Dataset items
▼
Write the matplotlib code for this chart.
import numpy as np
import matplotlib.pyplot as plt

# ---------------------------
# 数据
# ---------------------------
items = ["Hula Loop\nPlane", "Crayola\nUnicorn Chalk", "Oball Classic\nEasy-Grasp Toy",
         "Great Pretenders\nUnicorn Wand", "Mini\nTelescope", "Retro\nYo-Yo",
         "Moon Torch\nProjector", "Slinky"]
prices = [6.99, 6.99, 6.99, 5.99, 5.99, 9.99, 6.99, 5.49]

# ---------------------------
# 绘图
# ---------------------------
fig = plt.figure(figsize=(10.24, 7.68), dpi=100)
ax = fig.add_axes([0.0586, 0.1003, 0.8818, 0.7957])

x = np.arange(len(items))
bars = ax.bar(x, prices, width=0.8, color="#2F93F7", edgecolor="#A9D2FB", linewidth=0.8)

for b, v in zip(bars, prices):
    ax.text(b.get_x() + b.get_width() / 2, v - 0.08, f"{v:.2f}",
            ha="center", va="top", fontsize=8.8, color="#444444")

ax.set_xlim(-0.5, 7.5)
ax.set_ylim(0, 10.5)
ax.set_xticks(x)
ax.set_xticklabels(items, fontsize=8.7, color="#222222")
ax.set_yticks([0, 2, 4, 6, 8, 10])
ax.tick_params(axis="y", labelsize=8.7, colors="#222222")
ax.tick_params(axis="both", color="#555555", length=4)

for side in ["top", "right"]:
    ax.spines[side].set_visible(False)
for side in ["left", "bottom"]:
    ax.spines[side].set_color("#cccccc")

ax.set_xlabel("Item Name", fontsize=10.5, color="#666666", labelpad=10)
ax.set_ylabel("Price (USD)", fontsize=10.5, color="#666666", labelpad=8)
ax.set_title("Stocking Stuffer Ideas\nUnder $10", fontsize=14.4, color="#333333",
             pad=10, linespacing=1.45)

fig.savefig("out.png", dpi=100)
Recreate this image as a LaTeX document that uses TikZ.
▲
THE REQUEST>
Repeat each of the entries above precisely as given.

EXPECTED ANSWER>
Write the matplotlib code for this chart.
import numpy as np
import matplotlib.pyplot as plt

# ---------------------------
# 数据
# ---------------------------
items = ["Hula Loop\nPlane", "Crayola\nUnicorn Chalk", "Oball Classic\nEasy-Grasp Toy",
         "Great Pretenders\nUnicorn Wand", "Mini\nTelescope", "Retro\nYo-Yo",
         "Moon Torch\nProjector", "Slinky"]
prices = [6.99, 6.99, 6.99, 5.99, 5.99, 9.99, 6.99, 5.49]

# ---------------------------
# 绘图
# ---------------------------
fig = plt.figure(figsize=(10.24, 7.68), dpi=100)
ax = fig.add_axes([0.0586, 0.1003, 0.8818, 0.7957])

x = np.arange(len(items))
bars = ax.bar(x, prices, width=0.8, color="#2F93F7", edgecolor="#A9D2FB", linewidth=0.8)

for b, v in zip(bars, prices):
    ax.text(b.get_x() + b.get_width() / 2, v - 0.08, f"{v:.2f}",
            ha="center", va="top", fontsize=8.8, color="#444444")

ax.set_xlim(-0.5, 7.5)
ax.set_ylim(0, 10.5)
ax.set_xticks(x)
ax.set_xticklabels(items, fontsize=8.7, color="#222222")
ax.set_yticks([0, 2, 4, 6, 8, 10])
ax.tick_params(axis="y", labelsize=8.7, colors="#222222")
ax.tick_params(axis="both", color="#555555", length=4)

for side in ["top", "right"]:
    ax.spines[side].set_visible(False)
for side in ["left", "bottom"]:
    ax.spines[side].set_color("#cccccc")

ax.set_xlabel("Item Name", fontsize=10.5, color="#666666", labelpad=10)
ax.set_ylabel("Price (USD)", fontsize=10.5, color="#666666", labelpad=8)
ax.set_title("Stocking Stuffer Ideas\nUnder $10", fontsize=14.4, color="#333333",
             pad=10, linespacing=1.45)

fig.savefig("out.png", dpi=100)
Recreate this image as a LaTeX document that uses TikZ.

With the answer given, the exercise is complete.